Intermittent Freeze/Hang in CUDA Operations

Hello,

Please can anyone suggest why I might be getting intermittent freezing in my CUDA application. It runs the same functions (custom kernel and thrust) over and over on different input data and every so often, it will just hang on one of the calls for a period of time. Strangely, it seems quite common that it hangs for almost exactly one second. The whole UI freezes at the same time.

nvvp shows that it happens in various function calls (e.g. cudaDeviceSynchronise, cudaFree, cudaMemcpyAsync_ptsz).

Even if the input the the functions is identical, it still hangs randomly, ie. not on a given input.

Thanks for your suggestions

try using cuda-memcheck with the synccheck tool. It may uncover code locations where not all threads participate in a __syncthread() operation, which may lead to unpredictably hanging kernels.

https://docs.nvidia.com/cuda/cuda-memcheck/index.html#cuda-memcheck-tools

Hi, thanks for your suggestion.

I tried cuda-memcheck (as well as racecheck, synccheck and initcheck) and I did not discover any issues with the code.

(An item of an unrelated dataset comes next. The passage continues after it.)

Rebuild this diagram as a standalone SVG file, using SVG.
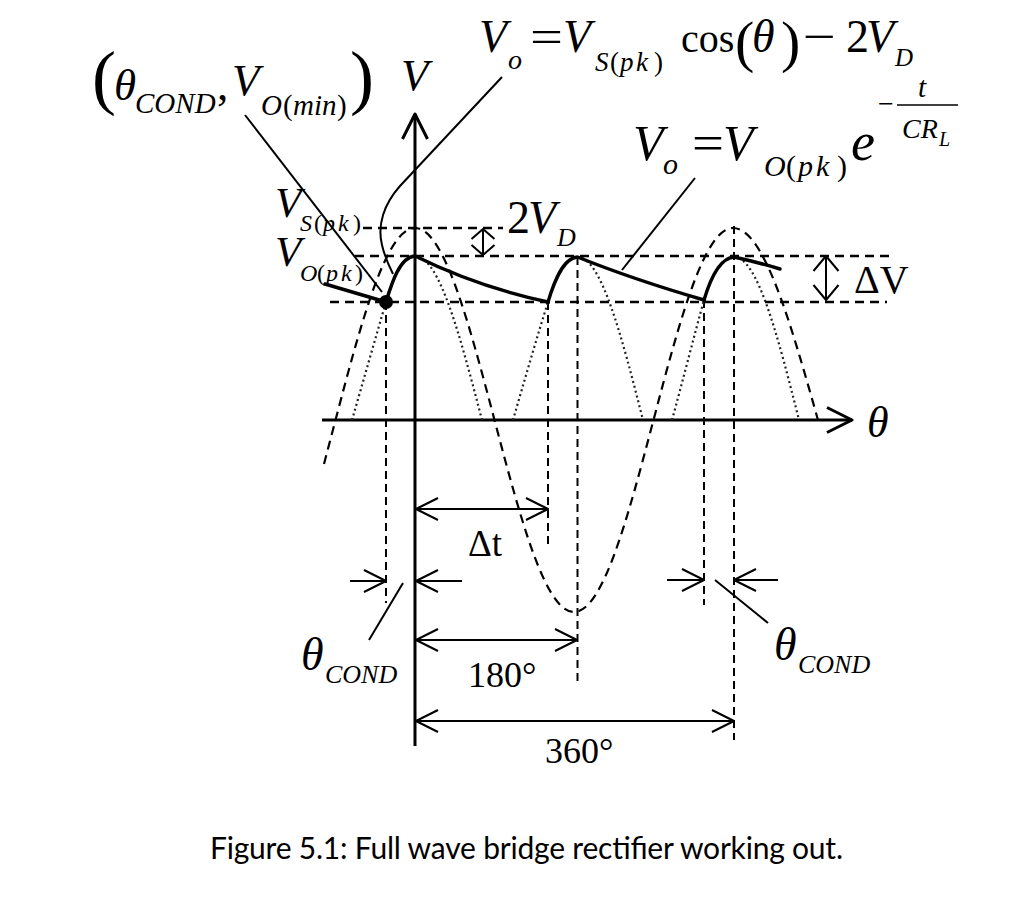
<svg xmlns="http://www.w3.org/2000/svg" width="1026" height="898" viewBox="0 0 1026 898">
<style>
.m{font-family:"Liberation Serif","Times New Roman",serif;fill:#000}
.i{font-style:italic}
.cap{font-family:Lato,"Open Sans","Liberation Sans",sans-serif;fill:#000}
.ax{stroke:#000;stroke-width:3;fill:none}
.hd{stroke:#000;stroke-width:2.5;stroke-dasharray:9 6;fill:none}
.vd{stroke:#000;stroke-width:2;stroke-dasharray:8 5;fill:none}
.sd{stroke:#000;stroke-width:2.2;stroke-dasharray:9 6;fill:none}
.dt{stroke:#222;stroke-width:2.2;stroke-dasharray:2 3;fill:none}
.so{stroke:#000;stroke-width:3.4;fill:none;stroke-linejoin:round;stroke-linecap:round}
.ld{stroke:#000;stroke-width:2;fill:none}
.dm{stroke:#000;stroke-width:2;fill:none}
</style>
<defs>
<marker id="axh" viewBox="-28 -15 30 30" refX="0" refY="0" markerWidth="30" markerHeight="30" markerUnits="userSpaceOnUse" orient="auto"><path d="M-25,-12.5 L0,0 L-25,12.5" fill="none" stroke="#000" stroke-width="3" stroke-linejoin="round"/></marker>
<marker id="oa" viewBox="-25 -14 27 28" refX="0" refY="0" markerWidth="27" markerHeight="28" markerUnits="userSpaceOnUse" orient="auto-start-reverse"><path d="M-22,-11 L0,0 L-22,11" fill="none" stroke="#000" stroke-width="2" stroke-linejoin="round"/></marker>
<marker id="sa" viewBox="-13 -14 15 28" refX="0" refY="0" markerWidth="15" markerHeight="28" markerUnits="userSpaceOnUse" orient="auto-start-reverse"><path d="M-10,-11.5 L0,0 L-10,11.5" fill="none" stroke="#000" stroke-width="2" stroke-linejoin="round"/></marker>
<marker id="ma" viewBox="-18 -15 20 30" refX="0" refY="0" markerWidth="20" markerHeight="30" markerUnits="userSpaceOnUse" orient="auto-start-reverse"><path d="M-15,-12.5 L0,0 L-15,12.5" fill="none" stroke="#000" stroke-width="2" stroke-linejoin="round"/></marker>
</defs>
<rect width="1026" height="898" fill="#fff"/>

<g id="axes">
<line class="ax" x1="415" y1="746" x2="415" y2="114" marker-end="url(#axh)"/>
<line class="ax" x1="322" y1="420" x2="852" y2="420" marker-end="url(#axh)"/>
</g>

<g id="reference-lines">
<line class="hd" x1="363" y1="228" x2="503" y2="228"/>
<line class="hd" x1="355" y1="256" x2="893" y2="256"/>
<line class="hd" x1="330" y1="302" x2="887" y2="302"/>
<line class="vd" x1="386" y1="302" x2="386" y2="603"/>
<line class="vd" x1="548" y1="302" x2="548" y2="547"/>
<line class="vd" x1="577.5" y1="257" x2="577.5" y2="683"/>
<line class="vd" x1="704" y1="300" x2="704" y2="605"/>
<line class="vd" x1="734" y1="226" x2="734" y2="740"/>
</g>

<g id="source-wave">
<path class="sd" d="M324,464 L335.5,420 C361.4,321.6 386.2,228 415,228 C443.8,228 468.6,321.6 494.5,420 C520.4,518.4 545.2,612 574,612 C602.8,612 627.6,518.4 653.5,420 C679.4,321.6 704.2,228 733,228 C763.8,228 790.2,321.6 818,420"/>
</g>

<g id="rectified-wave">
<path class="dt" d="M352,420 C363,382 376,336 386,302"/>
<path class="dt" d="M415,256 C439.2,256 460.1,336 482,420"/>
<path class="dt" d="M513,420 C524,382 537,337 548,302"/>
<path class="dt" d="M577.5,257 C601.2,257 621.6,336 643,420"/>
<path class="dt" d="M672,420 C682,384 694,336 704,300"/>
<path class="dt" d="M734,257 C757.5,257 777.8,336 799,420"/>
</g>

<g id="output-wave">
<path class="so" d="M325,284 L386,302 C392,282 400,257 415,256 Q478,287 548,302 C554,282 563,258 577.5,257 Q632,279 704,300 C710,280 719,258 734,257 Q757,262 780,269"/>
<circle cx="386" cy="302" r="7" fill="#000"/>
<circle cx="548" cy="302" r="2.2" fill="#000"/>
<circle cx="704" cy="300" r="2.2" fill="#000"/>
</g>

<g id="connectors">
<path class="ld" d="M245,115 L382,292"/>
<path class="ld" d="M502,77 L400,186 C384,204 377,225 382,245 C385,258 389,266 393,274"/>
<path class="ld" d="M695,178 L622,270"/>
<path class="ld" d="M403,583 L369,640"/>
<path class="ld" d="M715,580 L768,623"/>
<line class="dm" x1="483" y1="229" x2="483" y2="255" marker-start="url(#sa)" marker-end="url(#sa)"/>
<line class="dm" x1="826" y1="256" x2="826" y2="300" marker-start="url(#ma)" marker-end="url(#ma)"/>
<line class="dm" x1="416" y1="509" x2="548" y2="509" marker-start="url(#oa)" marker-end="url(#oa)"/>
<line class="dm" x1="416" y1="640" x2="577" y2="640" marker-start="url(#oa)" marker-end="url(#oa)"/>
<line class="dm" x1="416" y1="721" x2="734" y2="721" marker-start="url(#oa)" marker-end="url(#oa)"/>
<line class="dm" x1="350" y1="581" x2="386" y2="581" marker-end="url(#oa)"/>
<line class="dm" x1="462" y1="581" x2="416" y2="581" marker-end="url(#oa)"/>
<line class="dm" x1="667" y1="580" x2="704" y2="580" marker-end="url(#oa)"/>
<line class="dm" x1="778" y1="580" x2="734" y2="580" marker-end="url(#oa)"/>
</g>

<g id="label-vmin">
<text class="m" x="92" y="101" font-size="72">(</text>
<text class="m i" x="114" y="100" font-size="45">θ</text>
<text class="m i" x="135" y="113" font-size="29">COND</text>
<text class="m" x="217" y="100" font-size="45">,</text>
<text class="m i" x="232" y="95" font-size="45">V</text>
<text class="m" y="115" font-size="29"><tspan class="i" x="261">O</tspan><tspan x="283">(</tspan><tspan class="i" x="293">min</tspan><tspan x="337">)</tspan></text>
<text class="m" x="350" y="101" font-size="72">)</text>
</g>

<g id="label-axis-v">
<text class="m i" x="401" y="90" font-size="45">V</text>
</g>

<g id="label-formula-cos">
<text class="m i" x="479" y="52" font-size="46">V</text>
<text class="m i" x="508" y="69" font-size="28">o</text>
<text class="m" x="530" y="52" font-size="46" textLength="33" lengthAdjust="spacingAndGlyphs">=</text>
<text class="m i" x="563" y="52" font-size="46">V</text>
<text class="m" y="71" font-size="27"><tspan class="i" x="595">S</tspan><tspan x="610">(</tspan><tspan class="i" x="620">p</tspan><tspan class="i" x="636">k</tspan><tspan x="654">)</tspan></text>
<text class="m" x="681" y="52" font-size="40">cos</text>
<text class="m" x="735" y="61" font-size="58">(</text>
<text class="m i" x="752" y="52" font-size="46">θ</text>
<text class="m" x="781" y="61" font-size="58">)</text>
<text class="m" x="803" y="52" font-size="46" textLength="33" lengthAdjust="spacingAndGlyphs">−</text>
<text class="m" x="846" y="52" font-size="46">2</text>
<text class="m i" x="866" y="52" font-size="46">V</text>
<text class="m i" x="895" y="66" font-size="25">D</text>
</g>

<g id="label-formula-exp">
<text class="m i" x="633" y="160" font-size="50">V</text>
<text class="m i" x="663" y="174" font-size="30">o</text>
<text class="m" x="692" y="160" font-size="50" textLength="32" lengthAdjust="spacingAndGlyphs">=</text>
<text class="m i" x="723" y="160" font-size="50">V</text>
<text class="m" y="176" font-size="30"><tspan class="i" x="764">O</tspan><tspan x="786">(</tspan><tspan class="i" x="798">p</tspan><tspan class="i" x="816">k</tspan><tspan x="837">)</tspan></text>
<text class="m i" x="851" y="160" font-size="54">e</text>
<text class="m" x="878" y="113" font-size="28">−</text>
<line x1="897" y1="105" x2="958" y2="105" stroke="#000" stroke-width="1.5"/>
<text class="m i" x="918" y="97" font-size="29">t</text>
<text class="m i" x="902" y="138" font-size="28">CR</text>
<text class="m i" x="939" y="146" font-size="20">L</text>
</g>

<g id="label-vs-pk">
<text class="m i" x="275" y="217" font-size="43">V</text>
<text class="m" y="231" font-size="24"><tspan class="i" x="300">S</tspan><tspan x="314">(</tspan><tspan class="i" x="323">p</tspan><tspan class="i" x="338">k</tspan><tspan x="353">)</tspan></text>
</g>
<g id="label-vo-pk">
<text class="m i" x="275" y="266" font-size="43">V</text>
<text class="m" y="281" font-size="24"><tspan class="i" x="300">O</tspan><tspan x="317">(</tspan><tspan class="i" x="326">p</tspan><tspan class="i" x="341">k</tspan><tspan x="355">)</tspan></text>
</g>

<g id="label-2vd">
<text class="m" x="507" y="233" font-size="46">2</text>
<text class="m i" x="528" y="233" font-size="46">V</text>
<text class="m i" x="557" y="246" font-size="26">D</text>
</g>

<g id="label-theta-axis">
<text class="m i" x="867" y="437" font-size="44">θ</text>
</g>

<g id="label-dv">
<text class="m" x="854" y="293" font-size="40">ΔV</text>
</g>

<g id="label-dt">
<text class="m" x="468" y="556" font-size="37">Δt</text>
</g>

<g id="label-180">
<text class="m" x="468" y="687" font-size="36">180°</text>
</g>

<g id="label-360">
<text class="m" x="545" y="763" font-size="36">360°</text>
</g>

<g id="label-cond-left">
<text class="m i" x="301" y="670" font-size="46">θ</text>
<text class="m i" x="325" y="683" font-size="26">COND</text>
</g>

<g id="label-cond-right">
<text class="m i" x="774" y="660" font-size="46">θ</text>
<text class="m i" x="798" y="673" font-size="26">COND</text>
</g>

<g id="caption">
<text class="cap" x="210" y="859" font-size="30" textLength="633" lengthAdjust="spacing">Figure 5.1: Full wave bridge rectifier working out.</text>
</g>
</svg>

After coming back to this problem again recently I was able to create a reproducible test project and it appears that the (one) cause of the issues is that my CPU thread invoking CUDA is a real-time priority SCHED_FIFO thread, priority 85. Whenever I run without this, I see no hangs.

I need to do some more digging to see if I can isolate the specific issue and whether I can maintain a real-time thread priority level.

I have done some searching but can’t find any reference to this. Is it a known feature with CUDA that it does not like RT threads?

Thanks!

cudaFree call are blocking even done in a stream (wait for all other stream completion). even cpu code is blocked.
there are hidden cudafree in thrust as in other lib (cusparse)

see https://cs.unc.edu/~anderson/papers/ecrts18c.pdf